A estas alturas del caos, en que nadie sabe cuáles serán las consecuencias de la crisis en el escenario económico y mucho menos en el panorama político, y en la que ya no se trata de intentar saber cómo será el futuro a mediano plazo sino en el próximo miércoles, la gran pregunta es esa: ¿Cómo se llegó a tal punto?

Desde enero el gobierno de Michel Temer recibía señales de inquietud de parte de los transportistas, desde las patronales, que significan 70% del millón de camiones responsables por el transporte de 67% de la carga que circula en Brasil, hasta los autónomos.

A fines de abril, tales señales se hicieron más contundentes. Comunicados de la patronal enviados al despacho presidencial decían que o se aceptaba negociar desde exenciones fiscales hasta la baja de los precios de combustibles, o podrían “surgir problemas”.

Una semana antes del paro-lockout que estalló el pasado lunes, los autónomos enviaron a Temer una carta dura, contundente, agresiva. Una carta que, en tiempos de gobierno legítimo, sería devuelta por la insolencia.

¿Qué hicieron Temer y sus secuaces? Nada. Puro silencio. Hay dos hipótesis para semejante reacción.

La primera: al silenciar frente a una amenaza dura e insolente, los cómplices del presidente ilegítimo y usurpador –perdón: los asesores directos del presidente– abrían espacio para que se llegara al caos a que se llegó. Y, en ese panorama, se instalaría una crisis de proporciones alarmantes en el país, un escenario de convulsión social, justificativa sólida para postergar las elecciones previstas para octubre, y para las cuales los que se adueñaron del poder no disponen de ningún nombre mínimamente viable.

Postergar las elecciones presidenciales sería la salida para que se descubriese un nombre capaz de disputar en condiciones competitivas y asegurar los intereses del gran capital y de las multinacionales que succionan el país. La segunda hipótesis: tan preocupados con mantenerse en el poder –hay una tercera denuncia que, caso que sea presentada y llevada al Congreso, podrá significar el alejamiento de Temer de la presidencia–, nadie de su núcleo duro, es, decir, sus cómplices más estrechos, se dio cuenta de lo que podría ocurrir. Y ahora no tienen idea qué hacer.

En realidad, hay una tercera hipótesis: embriagados de poder, Temer y sus bucaneros más cercanos hicieron más y más ancha su distancia de la realidad, creyendo en sus propias fantasías.

Sea como sea, hay una realidad: el país está convulsionado, a raíz de un solo punto: la entrega del petróleo a los gananciosos intereses externos. 
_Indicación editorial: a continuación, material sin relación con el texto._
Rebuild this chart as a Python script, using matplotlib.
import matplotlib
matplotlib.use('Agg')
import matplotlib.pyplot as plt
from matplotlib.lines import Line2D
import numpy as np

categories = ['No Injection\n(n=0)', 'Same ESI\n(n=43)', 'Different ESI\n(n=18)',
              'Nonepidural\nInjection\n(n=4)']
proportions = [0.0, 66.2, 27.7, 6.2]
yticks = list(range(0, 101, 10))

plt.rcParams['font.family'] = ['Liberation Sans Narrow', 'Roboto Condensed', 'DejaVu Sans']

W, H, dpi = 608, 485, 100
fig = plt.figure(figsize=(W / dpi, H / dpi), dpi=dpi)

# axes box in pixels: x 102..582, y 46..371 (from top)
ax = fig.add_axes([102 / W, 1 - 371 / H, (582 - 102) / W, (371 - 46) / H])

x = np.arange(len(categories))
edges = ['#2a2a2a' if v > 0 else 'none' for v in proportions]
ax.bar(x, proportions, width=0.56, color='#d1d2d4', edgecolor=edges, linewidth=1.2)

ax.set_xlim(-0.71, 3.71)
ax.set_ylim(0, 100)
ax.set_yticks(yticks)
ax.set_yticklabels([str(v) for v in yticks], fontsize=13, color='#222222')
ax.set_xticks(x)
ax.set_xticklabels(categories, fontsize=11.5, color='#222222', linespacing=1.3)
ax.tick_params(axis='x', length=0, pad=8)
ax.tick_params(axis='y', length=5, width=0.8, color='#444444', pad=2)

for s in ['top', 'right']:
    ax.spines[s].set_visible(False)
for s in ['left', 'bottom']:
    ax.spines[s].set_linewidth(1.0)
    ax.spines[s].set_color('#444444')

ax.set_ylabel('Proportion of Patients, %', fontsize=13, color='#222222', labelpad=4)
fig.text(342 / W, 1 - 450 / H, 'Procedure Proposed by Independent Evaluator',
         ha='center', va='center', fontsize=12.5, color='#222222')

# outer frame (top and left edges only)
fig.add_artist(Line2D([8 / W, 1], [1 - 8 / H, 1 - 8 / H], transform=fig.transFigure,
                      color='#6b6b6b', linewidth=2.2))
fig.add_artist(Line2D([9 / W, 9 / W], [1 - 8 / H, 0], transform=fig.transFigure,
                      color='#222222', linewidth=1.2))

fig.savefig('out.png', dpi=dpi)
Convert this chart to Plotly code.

Nadie o casi nadie se acuerda que desde la llegada de los saqueadores al poder, el petróleo refinado en Brasil bajó casi un 30 por ciento. Lo que significa que aumentaron las exportaciones de crudo y las importaciones de los refinados, incluyendo el gasoil de los camioneros. Y que de esas importaciones, casi la mitad viene de los Estados Unidos.

Ese es uno de los riesgos que se corre: ignorar que el plan que se expande por toda América Latina, bajo el manto de golpes y elecciones conducidas por los medios hegemónicos de comunicación, no tiene otro objetivo que liquidar cualquier resquicio de soberanía nacional y de defensa de los ninguneados de siempre.

Temer no es más que una figura ridícula, un microbio ético en ese escenario. Pero que causa un daño que tardará años y años en ser corregido.